Leave out the pictures and restate the rest of the data exactly.
# Records for the exercise start
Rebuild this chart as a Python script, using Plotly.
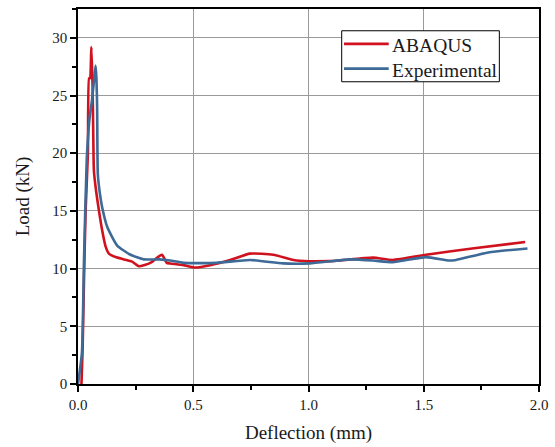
import plotly.graph_objects as go

# ABAQUS simulation: deflection (mm) vs load (kN)
abaqus_x = [0.015, 0.020, 0.026, 0.033, 0.043, 0.048, 0.052, 0.058, 0.063, 0.066,
            0.069, 0.078, 0.091, 0.105, 0.120, 0.134, 0.163, 0.200, 0.235, 0.264,
            0.314, 0.354, 0.365, 0.385, 0.400, 0.458, 0.508, 0.573, 0.660, 0.746,
            0.847, 0.948, 1.090, 1.135, 1.280, 1.365, 1.510, 1.710, 1.940]
abaqus_y = [0.0, 3.0, 9.0, 15.0, 20.0, 26.5, 26.5, 29.2, 26.0, 22.0,
            18.5, 16.8, 15.0, 13.3, 11.9, 11.3, 11.0, 10.8, 10.6, 10.2,
            10.5, 11.1, 11.2, 10.5, 10.45, 10.3, 10.1, 10.3, 10.75, 11.3,
            11.2, 10.7, 10.65, 10.7, 10.95, 10.75, 11.2, 11.75, 12.3]

# Experimental test: deflection (mm) vs load (kN)
exp_x = [0.0, 0.017, 0.026, 0.038, 0.050, 0.060, 0.068, 0.076, 0.080, 0.083,
         0.086, 0.095, 0.105, 0.127, 0.170, 0.228, 0.285, 0.354, 0.400, 0.458,
         0.600, 0.746, 0.890, 1.005, 1.180, 1.280, 1.365, 1.510, 1.610, 1.640,
         1.780, 1.950]
exp_y = [0.0, 2.7, 10.7, 19.5, 23.0, 24.5, 26.0, 27.6, 26.5, 24.0,
         18.2, 16.5, 15.3, 13.6, 12.0, 11.2, 10.8, 10.8, 10.7, 10.5,
         10.5, 10.75, 10.45, 10.45, 10.8, 10.7, 10.55, 11.0, 10.7, 10.75,
         11.4, 11.75]

series_names = ["ABAQUS", "Experimental"]
series_colors = ["#d0121e", "#3d6a96"]

x_ticks = [0.0, 0.5, 1.0, 1.5, 2.0]
x_tick_labels = ["0.0", "0.5", "1.0", "1.5", "2.0"]
y_ticks = [0, 5, 10, 15, 20, 25, 30]

FONT = "Liberation Serif"
TEXT = "#1a1a1a"

fig = go.Figure()
for xs, ys, name, color in zip([abaqus_x, exp_x], [abaqus_y, exp_y],
                               series_names, series_colors):
    fig.add_trace(go.Scatter(x=xs, y=ys, mode="lines", name=name,
                             line=dict(color=color, width=2.6,
                                       shape="spline", smoothing=0.5)))

axis_common = dict(
    showline=True, linecolor="black", linewidth=1.5, mirror=True,
    showgrid=True, gridcolor="#9a9a9a", gridwidth=1,
    ticks="outside", ticklen=6, tickwidth=1.5, tickcolor="black",
    zeroline=False,
    tickfont=dict(family=FONT, size=15, color=TEXT),
)

fig.update_xaxes(range=[0, 2.0], tickvals=x_ticks, ticktext=x_tick_labels,
                 minor=dict(ticks="outside", ticklen=4, tickwidth=1.5,
                            tickcolor="black", dtick=0.25, tick0=0, showgrid=False),
                 title=dict(text="Deflection (mm)", font=dict(family=FONT, size=19, color=TEXT),
                            standoff=14),
                 **axis_common)
fig.update_yaxes(range=[0, 32.5], tickvals=y_ticks,
                 minor=dict(ticks="outside", ticklen=4, tickwidth=1.5,
                            tickcolor="black", dtick=2.5, tick0=0, showgrid=False),
                 title=dict(text="Load (kN)", font=dict(family=FONT, size=19, color=TEXT),
                            standoff=18),
                 **axis_common)

# Compact boxed legend in the upper right of the plot area
box_x0, box_x1, box_y0, box_y1 = 0.572, 0.914, 0.806, 0.942
sample_x0, sample_x1, text_x = 0.577, 0.674, 0.676
row_y = [0.907, 0.841]
fig.add_shape(type="rect", xref="paper", yref="paper",
              x0=box_x0, x1=box_x1, y0=box_y0, y1=box_y1,
              line=dict(color="black", width=1), fillcolor="white", layer="above")
for name, color, yy in zip(series_names, series_colors, row_y):
    fig.add_shape(type="line", xref="paper", yref="paper",
                  x0=sample_x0, x1=sample_x1, y0=yy, y1=yy,
                  line=dict(color=color, width=2.6), layer="above")
    fig.add_annotation(xref="paper", yref="paper", x=text_x, y=yy - 0.004,
                       text=name, showarrow=False, xanchor="left", yanchor="middle",
                       font=dict(family=FONT, size=19.5, color=TEXT))

fig.update_layout(
    width=555, height=447,
    margin=dict(l=78, r=14, t=7, b=63),
    plot_bgcolor="white", paper_bgcolor="white",
    font=dict(family=FONT, color=TEXT),
    showlegend=False,
)

fig.write_html("out.html")
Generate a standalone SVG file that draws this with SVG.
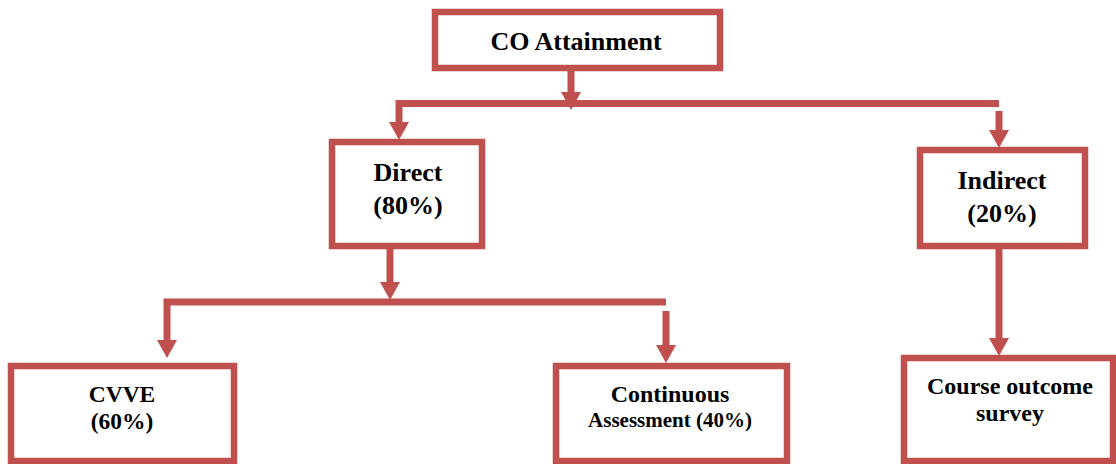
# Records for the exercise end
▸ Output for this task:
Rebuild this chart as a Python script, using Plotly.
import plotly.graph_objects as go

# ABAQUS simulation: deflection (mm) vs load (kN)
abaqus_x = [0.015, 0.020, 0.026, 0.033, 0.043, 0.048, 0.052, 0.058, 0.063, 0.066,
            0.069, 0.078, 0.091, 0.105, 0.120, 0.134, 0.163, 0.200, 0.235, 0.264,
            0.314, 0.354, 0.365, 0.385, 0.400, 0.458, 0.508, 0.573, 0.660, 0.746,
            0.847, 0.948, 1.090, 1.135, 1.280, 1.365, 1.510, 1.710, 1.940]
abaqus_y = [0.0, 3.0, 9.0, 15.0, 20.0, 26.5, 26.5, 29.2, 26.0, 22.0,
            18.5, 16.8, 15.0, 13.3, 11.9, 11.3, 11.0, 10.8, 10.6, 10.2,
            10.5, 11.1, 11.2, 10.5, 10.45, 10.3, 10.1, 10.3, 10.75, 11.3,
            11.2, 10.7, 10.65, 10.7, 10.95, 10.75, 11.2, 11.75, 12.3]

# Experimental test: deflection (mm) vs load (kN)
exp_x = [0.0, 0.017, 0.026, 0.038, 0.050, 0.060, 0.068, 0.076, 0.080, 0.083,
         0.086, 0.095, 0.105, 0.127, 0.170, 0.228, 0.285, 0.354, 0.400, 0.458,
         0.600, 0.746, 0.890, 1.005, 1.180, 1.280, 1.365, 1.510, 1.610, 1.640,
         1.780, 1.950]
exp_y = [0.0, 2.7, 10.7, 19.5, 23.0, 24.5, 26.0, 27.6, 26.5, 24.0,
         18.2, 16.5, 15.3, 13.6, 12.0, 11.2, 10.8, 10.8, 10.7, 10.5,
         10.5, 10.75, 10.45, 10.45, 10.8, 10.7, 10.55, 11.0, 10.7, 10.75,
         11.4, 11.75]

series_names = ["ABAQUS", "Experimental"]
series_colors = ["#d0121e", "#3d6a96"]

x_ticks = [0.0, 0.5, 1.0, 1.5, 2.0]
x_tick_labels = ["0.0", "0.5", "1.0", "1.5", "2.0"]
y_ticks = [0, 5, 10, 15, 20, 25, 30]

FONT = "Liberation Serif"
TEXT = "#1a1a1a"

fig = go.Figure()
for xs, ys, name, color in zip([abaqus_x, exp_x], [abaqus_y, exp_y],
                               series_names, series_colors):
    fig.add_trace(go.Scatter(x=xs, y=ys, mode="lines", name=name,
                             line=dict(color=color, width=2.6,
                                       shape="spline", smoothing=0.5)))

axis_common = dict(
    showline=True, linecolor="black", linewidth=1.5, mirror=True,
    showgrid=True, gridcolor="#9a9a9a", gridwidth=1,
    ticks="outside", ticklen=6, tickwidth=1.5, tickcolor="black",
    zeroline=False,
    tickfont=dict(family=FONT, size=15, color=TEXT),
)

fig.update_xaxes(range=[0, 2.0], tickvals=x_ticks, ticktext=x_tick_labels,
                 minor=dict(ticks="outside", ticklen=4, tickwidth=1.5,
                            tickcolor="black", dtick=0.25, tick0=0, showgrid=False),
                 title=dict(text="Deflection (mm)", font=dict(family=FONT, size=19, color=TEXT),
                            standoff=14),
                 **axis_common)
fig.update_yaxes(range=[0, 32.5], tickvals=y_ticks,
                 minor=dict(ticks="outside", ticklen=4, tickwidth=1.5,
                            tickcolor="black", dtick=2.5, tick0=0, showgrid=False),
                 title=dict(text="Load (kN)", font=dict(family=FONT, size=19, color=TEXT),
                            standoff=18),
                 **axis_common)

# Compact boxed legend in the upper right of the plot area
box_x0, box_x1, box_y0, box_y1 = 0.572, 0.914, 0.806, 0.942
sample_x0, sample_x1, text_x = 0.577, 0.674, 0.676
row_y = [0.907, 0.841]
fig.add_shape(type="rect", xref="paper", yref="paper",
              x0=box_x0, x1=box_x1, y0=box_y0, y1=box_y1,
              line=dict(color="black", width=1), fillcolor="white", layer="above")
for name, color, yy in zip(series_names, series_colors, row_y):
    fig.add_shape(type="line", xref="paper", yref="paper",
                  x0=sample_x0, x1=sample_x1, y0=yy, y1=yy,
                  line=dict(color=color, width=2.6), layer="above")
    fig.add_annotation(xref="paper", yref="paper", x=text_x, y=yy - 0.004,
                       text=name, showarrow=False, xanchor="left", yanchor="middle",
                       font=dict(family=FONT, size=19.5, color=TEXT))

fig.update_layout(
    width=555, height=447,
    margin=dict(l=78, r=14, t=7, b=63),
    plot_bgcolor="white", paper_bgcolor="white",
    font=dict(family=FONT, color=TEXT),
    showlegend=False,
)

fig.write_html("out.html")
Generate a standalone SVG file that draws this with SVG.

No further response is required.